* What this task involves: Will you quote precisely the lines that run from the top of the material below to the line containing "(claim) at (648,56)", both ends included?

=== Data shown ===

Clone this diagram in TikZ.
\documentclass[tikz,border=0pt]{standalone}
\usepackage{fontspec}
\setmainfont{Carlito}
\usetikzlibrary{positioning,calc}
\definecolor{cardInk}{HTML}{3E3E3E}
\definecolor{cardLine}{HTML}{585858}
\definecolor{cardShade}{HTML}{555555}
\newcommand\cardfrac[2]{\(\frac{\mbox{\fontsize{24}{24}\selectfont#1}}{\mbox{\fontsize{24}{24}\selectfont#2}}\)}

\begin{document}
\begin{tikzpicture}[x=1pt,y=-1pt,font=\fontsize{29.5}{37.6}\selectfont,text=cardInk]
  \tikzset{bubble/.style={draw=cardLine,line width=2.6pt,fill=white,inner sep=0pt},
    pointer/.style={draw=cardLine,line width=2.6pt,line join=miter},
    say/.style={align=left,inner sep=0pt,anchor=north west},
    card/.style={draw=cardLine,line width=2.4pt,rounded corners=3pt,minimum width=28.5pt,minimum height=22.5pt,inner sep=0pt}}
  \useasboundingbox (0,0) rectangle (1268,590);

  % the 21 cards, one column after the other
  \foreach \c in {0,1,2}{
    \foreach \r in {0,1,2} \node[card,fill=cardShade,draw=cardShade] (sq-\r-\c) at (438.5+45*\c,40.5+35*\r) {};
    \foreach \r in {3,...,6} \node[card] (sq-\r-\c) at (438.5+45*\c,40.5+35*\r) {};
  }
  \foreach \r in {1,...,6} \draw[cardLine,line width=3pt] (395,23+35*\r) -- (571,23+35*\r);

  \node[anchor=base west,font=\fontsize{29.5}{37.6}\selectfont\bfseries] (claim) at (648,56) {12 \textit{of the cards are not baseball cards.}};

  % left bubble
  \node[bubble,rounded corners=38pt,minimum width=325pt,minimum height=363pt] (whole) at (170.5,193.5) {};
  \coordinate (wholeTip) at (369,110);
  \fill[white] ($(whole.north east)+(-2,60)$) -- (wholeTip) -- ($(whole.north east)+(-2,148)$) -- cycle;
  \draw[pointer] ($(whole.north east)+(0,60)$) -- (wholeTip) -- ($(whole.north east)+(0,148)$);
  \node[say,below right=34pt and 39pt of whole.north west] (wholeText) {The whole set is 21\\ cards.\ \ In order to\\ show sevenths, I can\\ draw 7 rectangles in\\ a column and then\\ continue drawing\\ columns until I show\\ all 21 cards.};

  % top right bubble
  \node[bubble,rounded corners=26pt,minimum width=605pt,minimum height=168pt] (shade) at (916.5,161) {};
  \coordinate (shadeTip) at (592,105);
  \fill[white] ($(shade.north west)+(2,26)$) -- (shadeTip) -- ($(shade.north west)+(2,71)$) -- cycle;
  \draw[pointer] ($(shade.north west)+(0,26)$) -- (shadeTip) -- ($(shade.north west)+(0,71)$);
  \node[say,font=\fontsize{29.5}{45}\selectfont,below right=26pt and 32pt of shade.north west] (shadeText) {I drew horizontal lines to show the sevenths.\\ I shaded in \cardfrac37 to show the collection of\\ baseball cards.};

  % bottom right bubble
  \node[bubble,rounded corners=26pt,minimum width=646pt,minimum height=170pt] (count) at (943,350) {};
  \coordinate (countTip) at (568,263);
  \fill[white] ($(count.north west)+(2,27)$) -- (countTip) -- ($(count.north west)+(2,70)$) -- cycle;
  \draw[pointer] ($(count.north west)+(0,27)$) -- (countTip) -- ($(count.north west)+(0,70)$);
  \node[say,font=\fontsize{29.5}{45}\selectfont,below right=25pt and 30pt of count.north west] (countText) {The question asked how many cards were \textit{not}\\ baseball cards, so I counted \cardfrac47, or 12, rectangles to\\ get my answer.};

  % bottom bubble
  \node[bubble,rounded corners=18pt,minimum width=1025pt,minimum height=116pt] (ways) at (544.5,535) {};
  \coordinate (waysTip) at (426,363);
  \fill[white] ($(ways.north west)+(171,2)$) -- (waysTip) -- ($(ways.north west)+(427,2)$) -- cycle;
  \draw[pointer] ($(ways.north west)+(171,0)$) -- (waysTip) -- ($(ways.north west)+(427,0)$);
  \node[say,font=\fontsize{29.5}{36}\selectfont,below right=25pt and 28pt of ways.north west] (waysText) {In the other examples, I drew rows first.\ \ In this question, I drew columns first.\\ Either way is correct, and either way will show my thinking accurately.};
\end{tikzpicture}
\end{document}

===

* Written solution:
Clone this diagram in TikZ.
\documentclass[tikz,border=0pt]{standalone}
\usepackage{fontspec}
\setmainfont{Carlito}
\usetikzlibrary{positioning,calc}
\definecolor{cardInk}{HTML}{3E3E3E}
\definecolor{cardLine}{HTML}{585858}
\definecolor{cardShade}{HTML}{555555}
\newcommand\cardfrac[2]{\(\frac{\mbox{\fontsize{24}{24}\selectfont#1}}{\mbox{\fontsize{24}{24}\selectfont#2}}\)}

\begin{document}
\begin{tikzpicture}[x=1pt,y=-1pt,font=\fontsize{29.5}{37.6}\selectfont,text=cardInk]
  \tikzset{bubble/.style={draw=cardLine,line width=2.6pt,fill=white,inner sep=0pt},
    pointer/.style={draw=cardLine,line width=2.6pt,line join=miter},
    say/.style={align=left,inner sep=0pt,anchor=north west},
    card/.style={draw=cardLine,line width=2.4pt,rounded corners=3pt,minimum width=28.5pt,minimum height=22.5pt,inner sep=0pt}}
  \useasboundingbox (0,0) rectangle (1268,590);

  % the 21 cards, one column after the other
  \foreach \c in {0,1,2}{
    \foreach \r in {0,1,2} \node[card,fill=cardShade,draw=cardShade] (sq-\r-\c) at (438.5+45*\c,40.5+35*\r) {};
    \foreach \r in {3,...,6} \node[card] (sq-\r-\c) at (438.5+45*\c,40.5+35*\r) {};
  }
  \foreach \r in {1,...,6} \draw[cardLine,line width=3pt] (395,23+35*\r) -- (571,23+35*\r);

  \node[anchor=base west,font=\fontsize{29.5}{37.6}\selectfont\bfseries] (claim) at (648,56) {12 \textit{of the cards are not baseball cards.}};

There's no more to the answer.